Miniaturization is the creation of ever-smaller scales for mechanical, optical, and electronic products and devices. Miniaturization is a continuing trend in the production of technology.
The human race has the tendency towards building and manufacturing smaller-scale products due to the desire for size efficiency. Items which take up less space are more desired than items which are bigger and bulkier because they are easier to carry, easier to store, and much more convenient to use.
Some projects in the 1950s that seemed to have no economic significance were actually borrowed, and justified, from the ideas of the space research program. Conventional industries made useful these commercially beneficial ideas and put them to good use. Products used in the construction of rockets, satellites, guidance and telemetrical systems, space stations must be light, yet rugged. With the ability to withstand wide variation in temperature, pressure, and stress. Technological research in this subject led to the development of new types of rubber resistant to extremes of hot and cold, new alloys notable for their lightness and toughness, ceramics that are unbreakable, and plastics, which neither melt nor decompose with the application of extreme heat.
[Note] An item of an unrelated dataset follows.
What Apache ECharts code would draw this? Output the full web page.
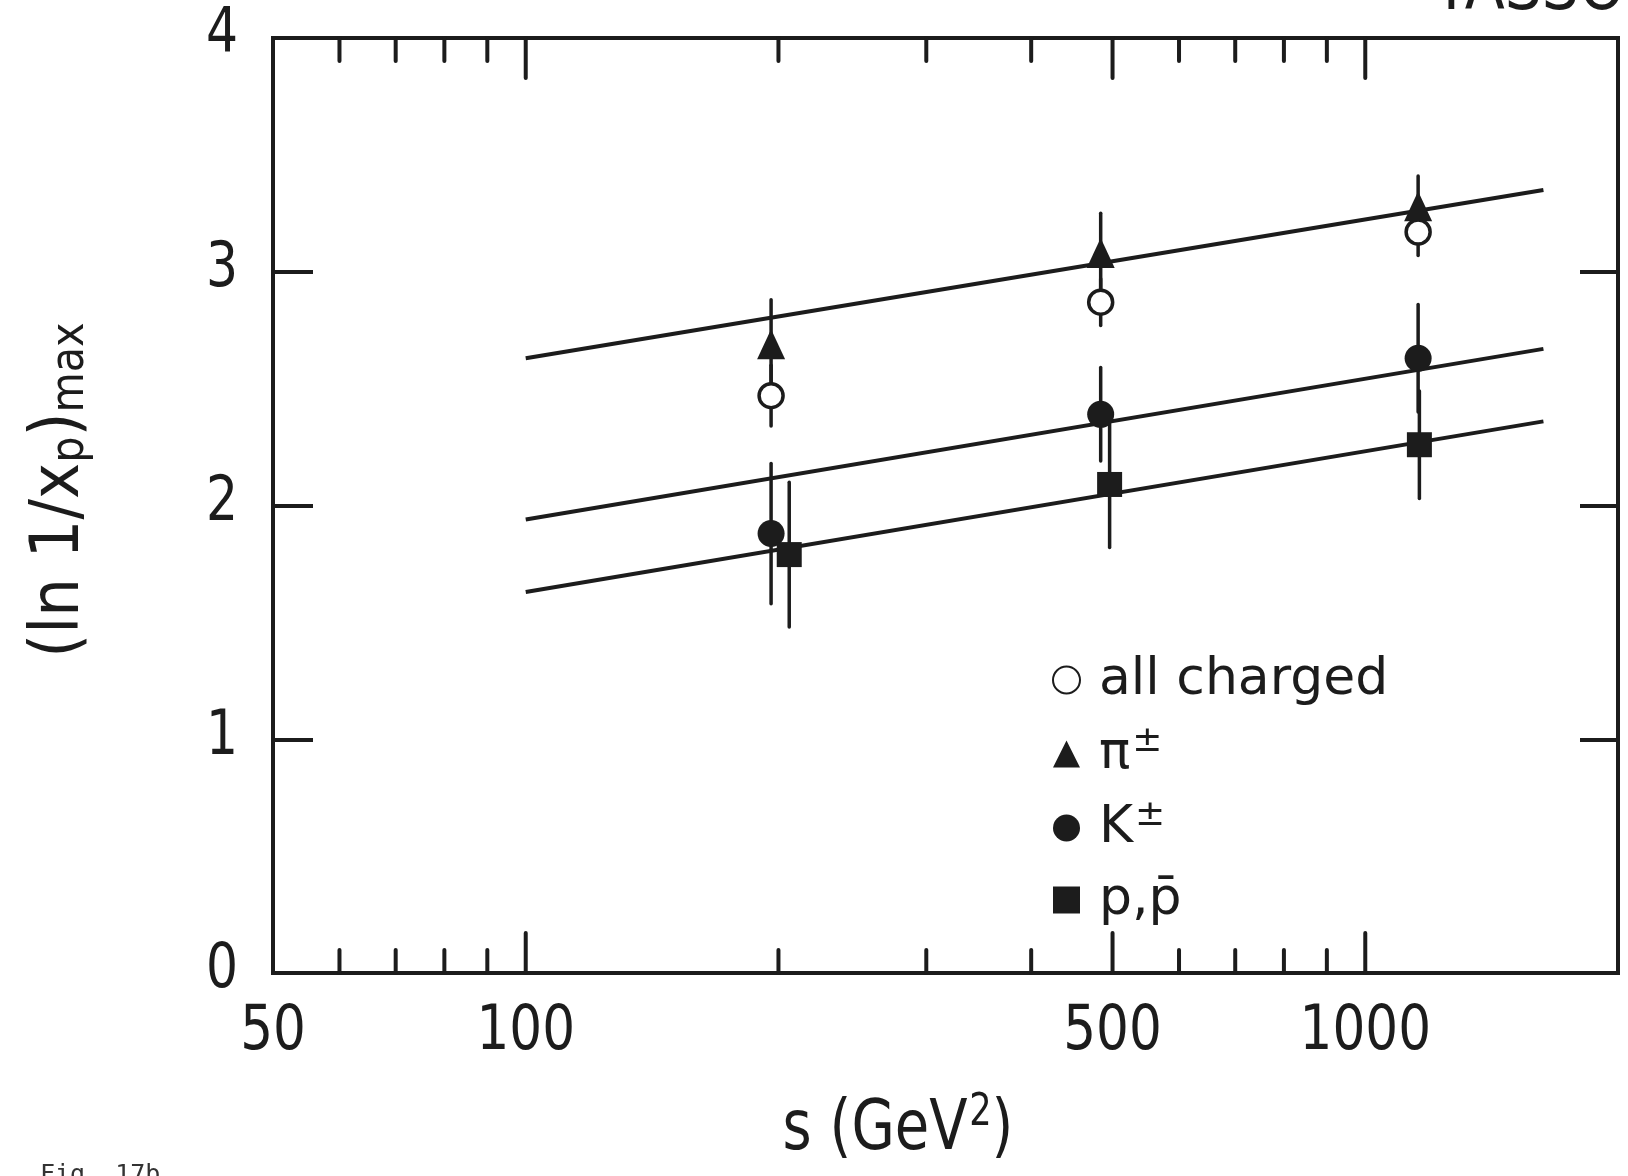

One of the most important ideas derived from space technology is miniaturization which led to microminiaturization and subminiaturization.
In electronics, miniaturization was witnessed by an empirical observation called Moore's Law that predicted that the number of transistors on an integrated circuit for minimum component cost doubles every 24 months.
Miniaturization is also a theme of science fiction. Besides referring to redesigning products to make smaller ones, miniaturization in science fiction also refers to shrinking objects and people.